At the same time, media consumption has become inherently multi-screen. The television often remains the centrepiece of the viewing experience, yet engagement extends seamlessly across devices. Fans move between streaming platforms, social conversations, search activity, content discovery, and commerce journeys, often within the same viewing session.
Equally important is the growing expectation of participation. Major sporting moments now generate a continuous flow of interaction, from real-time discussions and content sharing to online searches and app engagement. Audiences are no longer passive recipients of media; they actively shape and respond to the experiences unfolding around them.
For marketers, these behavioural shifts place greater emphasis on audience intelligence. Understanding what consumers care about, how they engage, and where they are in their decision-making journey has become significantly more valuable than relying solely on scale.
Connected TV is Reshaping the Marketing Playbook
The evolution of Connected TV has created new opportunities for marketers to engage audiences during high-attention events.
Historically, sporting events were largely approached as mass-reach environments. Success was measured through viewership, impressions, and awareness metrics. While those indicators remain important, the convergence of television and digital has expanded what brands can achieve through the screen.
Today's sports viewers often continue their journey beyond the match itself. They explore content, engage with brands, search for information, visit websites, download applications, and make purchases across connected devices. This shift has elevated Connected TV from a channel focused primarily on visibility to one capable of contributing to measurable business outcomes.

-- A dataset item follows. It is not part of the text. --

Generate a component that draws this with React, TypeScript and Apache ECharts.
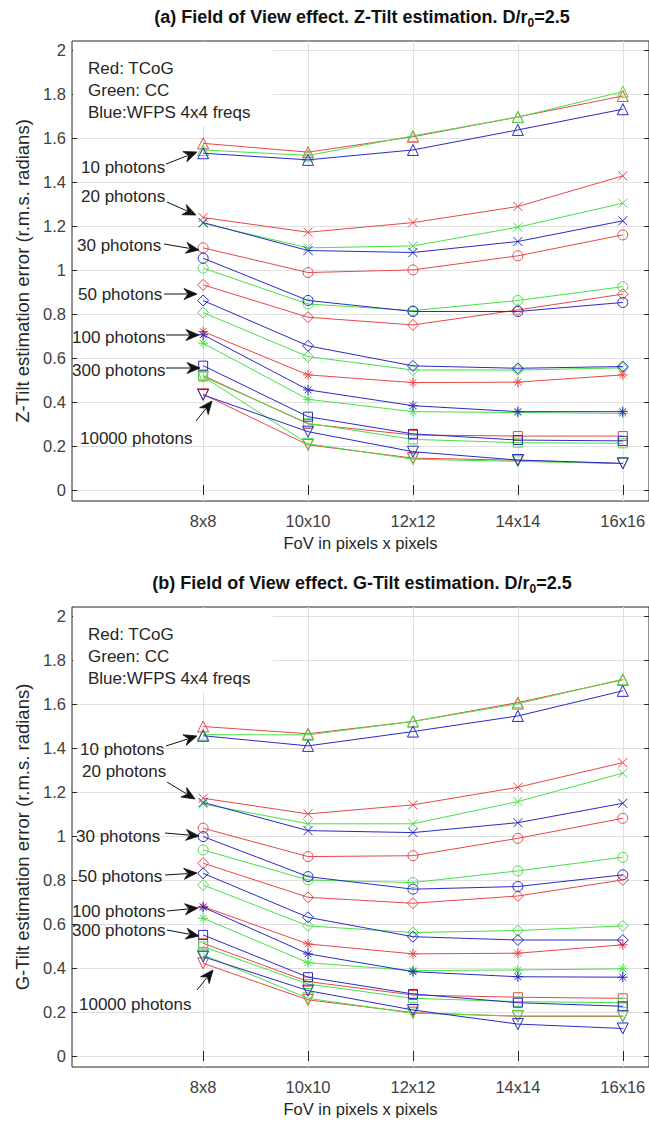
import React, { useEffect, useRef } from 'react';
import * as echarts from 'echarts';

// ---------- data ----------
const fovValues = [8, 10, 12, 14, 16];
const fovLabels = ['8x8', '10x10', '12x12', '14x14', '16x16'];
const yTickValues = [0, 0.2, 0.4, 0.6, 0.8, 1, 1.2, 1.4, 1.6, 1.8, 2];
const photonLabels = ['10 photons', '20 photons', '30 photons', '50 photons', '100 photons', '300 photons', '10000 photons'];
const methodNames = ['TCoG', 'CC', 'WFPS 4x4 freqs'];

// (a) Z-Tilt, rows = photon levels (10,20,30,50,100,300,10000), cols = FoV
const zTiltTCoG = [
  [1.575, 1.535, 1.605, 1.695, 1.79],
  [1.238, 1.171, 1.215, 1.288, 1.427],
  [1.1, 0.988, 1.0, 1.064, 1.159],
  [0.932, 0.785, 0.75, 0.818, 0.89],
  [0.72, 0.523, 0.488, 0.49, 0.523],
  [0.52, 0.3, 0.25, 0.245, 0.245],
  [0.435, 0.205, 0.145, 0.135, 0.12],
];
const zTiltCC = [
  [1.545, 1.52, 1.609, 1.694, 1.81],
  [1.212, 1.1, 1.109, 1.194, 1.303],
  [1.008, 0.845, 0.815, 0.861, 0.924],
  [0.806, 0.606, 0.545, 0.545, 0.555],
  [0.667, 0.412, 0.356, 0.352, 0.348],
  [0.515, 0.303, 0.23, 0.215, 0.212],
  [0.515, 0.21, 0.14, 0.13, 0.12],
];
const zTiltWFPS = [
  [1.53, 1.5, 1.545, 1.636, 1.73],
  [1.215, 1.088, 1.079, 1.129, 1.223],
  [1.053, 0.861, 0.811, 0.811, 0.852],
  [0.861, 0.655, 0.564, 0.553, 0.561],
  [0.705, 0.455, 0.383, 0.356, 0.356],
  [0.565, 0.333, 0.255, 0.227, 0.223],
  [0.432, 0.265, 0.174, 0.136, 0.121],
];

// (b) G-Tilt
const gTiltTCoG = [
  [1.497, 1.464, 1.52, 1.606, 1.709],
  [1.171, 1.1, 1.141, 1.221, 1.333],
  [1.035, 0.906, 0.91, 0.989, 1.08],
  [0.876, 0.721, 0.694, 0.727, 0.8],
  [0.679, 0.509, 0.464, 0.467, 0.505],
  [0.512, 0.338, 0.277, 0.267, 0.262],
  [0.421, 0.255, 0.197, 0.18, 0.18],
];
const gTiltCC = [
  [1.46, 1.459, 1.52, 1.6, 1.712],
  [1.145, 1.055, 1.055, 1.156, 1.285],
  [0.936, 0.8, 0.788, 0.841, 0.903],
  [0.777, 0.591, 0.561, 0.57, 0.591],
  [0.626, 0.424, 0.388, 0.391, 0.396],
  [0.497, 0.327, 0.262, 0.247, 0.242],
  [0.46, 0.262, 0.194, 0.182, 0.182],
];
const gTiltWFPS = [
  [1.455, 1.409, 1.474, 1.545, 1.659],
  [1.152, 1.024, 1.015, 1.06, 1.148],
  [0.997, 0.815, 0.758, 0.77, 0.823],
  [0.83, 0.63, 0.542, 0.527, 0.527],
  [0.676, 0.464, 0.383, 0.36, 0.358],
  [0.55, 0.358, 0.282, 0.242, 0.226],
  [0.451, 0.297, 0.209, 0.145, 0.125],
];

// ---------- styling ----------
const FONT = '"Liberation Sans", Arial, Helvetica, sans-serif';
const methodColors = ['#e8474a', '#48e048', '#2a2ac4'];
const levelSymbols = [
  'triangle',
  'path://M0,0L10,10M10,0L0,10',
  'circle',
  'diamond',
  'path://M5,0L5,10M0,5L10,5M1.6,1.6L8.4,8.4M8.4,1.6L1.6,8.4',
  'rect',
  'path://M0,0L10,0L5,8.66Z',
];
const levelSymbolSizes = [11, 9, 10, 11, 10, 9, 11];

type Ann = { tx: number; ty: number; ax: number; ay: number; bx: number; by: number };

const panels = [
  {
    top: 41,
    titleMain: '(a) Field of View effect. Z-Tilt estimation. D/r',
    yName: 'Z-Tilt estimation error (r.m.s. radians)',
    methods: [zTiltTCoG, zTiltCC, zTiltWFPS],
    titleY: 17,
    ann: [
      { tx: 81, ty: 167, ax: 166, ay: 164, bx: 197, by: 152 },
      { tx: 81, ty: 196, ax: 167, ay: 202, bx: 196, by: 215 },
      { tx: 77, ty: 245, ax: 164, ay: 244, bx: 199, by: 250 },
      { tx: 78, ty: 294, ax: 164, ay: 294, bx: 197, by: 294 },
      { tx: 72, ty: 337, ax: 166, ay: 335, bx: 199, by: 335 },
      { tx: 72, ty: 370, ax: 166, ay: 368, bx: 200, by: 368 },
      { tx: 80, ty: 438, ax: 196, ay: 421, bx: 212, by: 401 },
    ] as Ann[],
  },
  {
    top: 607,
    titleMain: '(b) Field of View effect. G-Tilt estimation. D/r',
    yName: 'G-Tilt estimation error (r.m.s. radians)',
    methods: [gTiltTCoG, gTiltCC, gTiltWFPS],
    titleY: 583,
    ann: [
      { tx: 80, ty: 749, ax: 166, ay: 746, bx: 197, by: 736 },
      { tx: 82, ty: 771, ax: 167, ay: 782, bx: 195, by: 799 },
      { tx: 76, ty: 836, ax: 165, ay: 833, bx: 199, by: 836 },
      { tx: 78, ty: 876, ax: 165, ay: 875, bx: 197, by: 873 },
      { tx: 72, ty: 911, ax: 167, ay: 911, bx: 198, by: 908 },
      { tx: 72, ty: 930, ax: 167, ay: 930, bx: 199, by: 936 },
      { tx: 79, ty: 1004, ax: 197, ay: 990, bx: 213, by: 970 },
    ] as Ann[],
  },
];

const PLOT_H = 460;
const X_MIN = 5.5;
const X_MAX = 16.5;
const Y_MIN = -0.05;
const Y_MAX = 2.04;

function arrowGraphics(a: Ann) {
  const dx = a.bx - a.ax;
  const dy = a.by - a.ay;
  const len = Math.sqrt(dx * dx + dy * dy) || 1;
  const ux = dx / len;
  const uy = dy / len;
  const headL = 13;
  const headW = 5.5;
  const baseX = a.bx - ux * headL;
  const baseY = a.by - uy * headL;
  const nx = -uy;
  const ny = ux;
  return [
    {
      type: 'line',
      shape: { x1: a.ax, y1: a.ay, x2: baseX + ux * 3, y2: baseY + uy * 3 },
      style: { stroke: '#111', lineWidth: 1 },
      z: 10,
      silent: true,
    },
    {
      type: 'polygon',
      shape: {
        points: [
          [a.bx, a.by],
          [baseX + nx * headW, baseY + ny * headW],
          [baseX + ux * 4, baseY + uy * 4],
          [baseX - nx * headW, baseY - ny * headW],
        ],
      },
      style: { fill: '#111', stroke: '#111', lineWidth: 0.8 },
      z: 10,
      silent: true,
    },
  ];
}

function buildOption() {
  const grids: any[] = [];
  const xAxes: any[] = [];
  const yAxes: any[] = [];
  const series: any[] = [];
  const graphics: any[] = [];

  panels.forEach((p, pi) => {
    grids.push({
      left: 72,
      right: -3,
      top: p.top,
      height: PLOT_H,
      show: true,
      backgroundColor: '#ffffff',
      borderColor: '#262626',
      borderWidth: 1,
    });
    xAxes.push({
      gridIndex: pi,
      type: 'value',
      min: X_MIN,
      max: X_MAX,
      position: 'bottom',
      axisLine: { show: false },
      axisTick: { show: true, inside: true, length: 5, customValues: fovValues, lineStyle: { color: '#262626' } },
      axisLabel: {
        customValues: fovValues,
        formatter: (v: number) => fovLabels[fovValues.indexOf(v)] ?? '',
        fontSize: 16.5,
        fontFamily: FONT,
        color: '#404040',
        margin: 11,
      },
      splitLine: { show: true, lineStyle: { color: '#e0e0e0', width: 1 } },
      name: 'FoV in pixels x pixels',
      nameLocation: 'middle',
      nameGap: 33,
      nameTextStyle: { fontSize: 16.5, fontFamily: FONT, color: '#262626' },
    });
    xAxes.push({
      gridIndex: pi,
      type: 'value',
      min: X_MIN,
      max: X_MAX,
      position: 'top',
      axisLine: { show: false },
      axisTick: { show: true, inside: true, length: 5, customValues: fovValues, lineStyle: { color: '#262626' } },
      axisLabel: { show: false },
      splitLine: { show: false },
    });
    yAxes.push({
      gridIndex: pi,
      type: 'value',
      min: Y_MIN,
      max: Y_MAX,
      position: 'left',
      axisLine: { show: false },
      axisTick: { show: true, inside: true, length: 5, customValues: yTickValues, lineStyle: { color: '#262626' } },
      axisLabel: {
        customValues: yTickValues,
        formatter: (v: number) => String(v),
        fontSize: 16.5,
        fontFamily: FONT,
        color: '#404040',
        margin: 6,
      },
      splitLine: { show: true, lineStyle: { color: '#e0e0e0', width: 1 } },
      name: p.yName,
      nameLocation: 'middle',
      nameRotate: 90,
      nameGap: 39,
      nameTextStyle: { fontSize: 18.5, fontFamily: FONT, color: '#262626' },
    });
    yAxes.push({
      gridIndex: pi,
      type: 'value',
      min: Y_MIN,
      max: Y_MAX,
      position: 'right',
      axisLine: { show: false },
      axisTick: { show: true, inside: true, length: 5, customValues: yTickValues, lineStyle: { color: '#262626' } },
      axisLabel: { show: false },
      splitLine: { show: false },
    });

    p.methods.forEach((rows, mi) => {
      rows.forEach((vals, li) => {
        series.push({
          name: `${methodNames[mi]} ${photonLabels[li]} (${pi === 0 ? 'Z' : 'G'})`,
          type: 'line',
          xAxisIndex: pi * 2,
          yAxisIndex: pi * 2,
          data: fovValues.map((x, i) => [x, vals[i]]),
          symbol: levelSymbols[li],
          symbolSize: levelSymbolSizes[li],
          showSymbol: true,
          silent: true,
          lineStyle: { color: methodColors[mi], width: 1 },
          itemStyle: { color: 'rgba(0,0,0,0)', borderColor: methodColors[mi], borderWidth: 1 },
          z: 3 + mi,
        });
      });
    });

    const off = p.top - 41;
    // title
    graphics.push({
      type: 'text',
      x: 362,
      y: p.titleY,
      z: 20,
      style: {
        text: `{b|${p.titleMain}}{s|0}{b|=2.5}`,
        align: 'center',
        verticalAlign: 'middle',
        fill: '#111',
        rich: {
          b: { fontSize: 18, fontWeight: 'bold', fontFamily: FONT, fill: '#111', lineHeight: 22 },
          s: { fontSize: 12, fontWeight: 'bold', fontFamily: FONT, fill: '#111', lineHeight: 15, padding: [11, 0, 0, 0] },
        },
      },
    });
    // legend box
    graphics.push({
      type: 'rect',
      shape: { x: 73, y: 42 + off, width: 200, height: 84 },
      style: { fill: '#ffffff' },
      z: 1,
      silent: true,
    });
    ['Red: TCoG', 'Green: CC', 'Blue:WFPS 4x4 freqs'].forEach((t, i) => {
      graphics.push({
        type: 'text',
        x: 88,
        y: 68 + off + i * 22,
        z: 20,
        style: { text: t, fontSize: 17, fontFamily: FONT, fill: '#262626', verticalAlign: 'middle' },
      });
    });
    // annotations
    p.ann.forEach((a, i) => {
      graphics.push({
        type: 'text',
        x: a.tx,
        y: a.ty,
        z: 20,
        style: { text: photonLabels[i], fontSize: 17, fontFamily: FONT, fill: '#262626', verticalAlign: 'middle' },
      });
      arrowGraphics(a).forEach((g) => graphics.push(g));
    });
  });

  return {
    animation: false,
    backgroundColor: '#ffffff',
    grid: grids,
    xAxis: xAxes,
    yAxis: yAxes,
    series,
    graphic: { elements: graphics },
  };
}

export default function App() {
  const ref = useRef<HTMLDivElement>(null);
  useEffect(() => {
    if (!ref.current) return;
    const chart = echarts.init(ref.current, undefined, { renderer: 'svg' });
    chart.setOption(buildOption() as any);
    return () => chart.dispose();
  }, []);
  return (
    <div
      ref={ref}
      style={{ position: 'absolute', left: 0, top: 0, width: 649, height: 1126, background: '#fff' }}
    />
  );
}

Programmatic CTV sits at the centre of this transformation. By combining the scale and immersive experience of television with the precision of digital advertising, programmatic CTV enables marketers to activate audiences based on behavioural signals, interests, and contextual relevance rather than broad demographic assumptions. Campaigns can be optimised dynamically, extended across devices, and connected to downstream outcomes such as app installs, registrations, purchases, and customer acquisition.

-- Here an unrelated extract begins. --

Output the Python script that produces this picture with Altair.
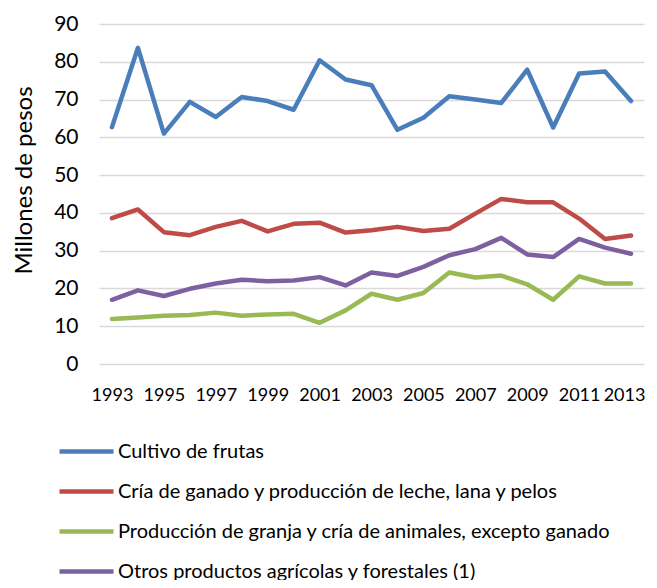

For marketers seeking both scale and accountability, this represents a significant evolution in how television can contribute to performance objectives.
The Bigger Opportunity for Brands
Every edition of the Football World Cup creates memorable moments on the pitch. For marketers, however, the tournament also provides a valuable view into the future of audience engagement. The Indian consumer of 2026 is globally connected, digitally native, and increasingly fluid across devices and platforms. Major sporting moments continue to command attention at scale, but they also generate rich signals around interests, affinities, behaviours, and intent.
Platforms such as mDSP help brands translate those moments of attention into meaningful outcomes by combining AI-powered consumer intelligence, programmatic Connected TV activation, cross-device engagement, and measurable attribution capabilities.
As one of the world's biggest sporting events returns to Indian screens, the most important story may not be how audiences are watching football. It may be what their viewing behaviour reveals about the future of media, consumer engagement, and performance marketing in India.
Because in today's connected ecosystem, capturing attention gets brands into the game. Converting that attention into outcomes is what ultimately moves the scoreboard.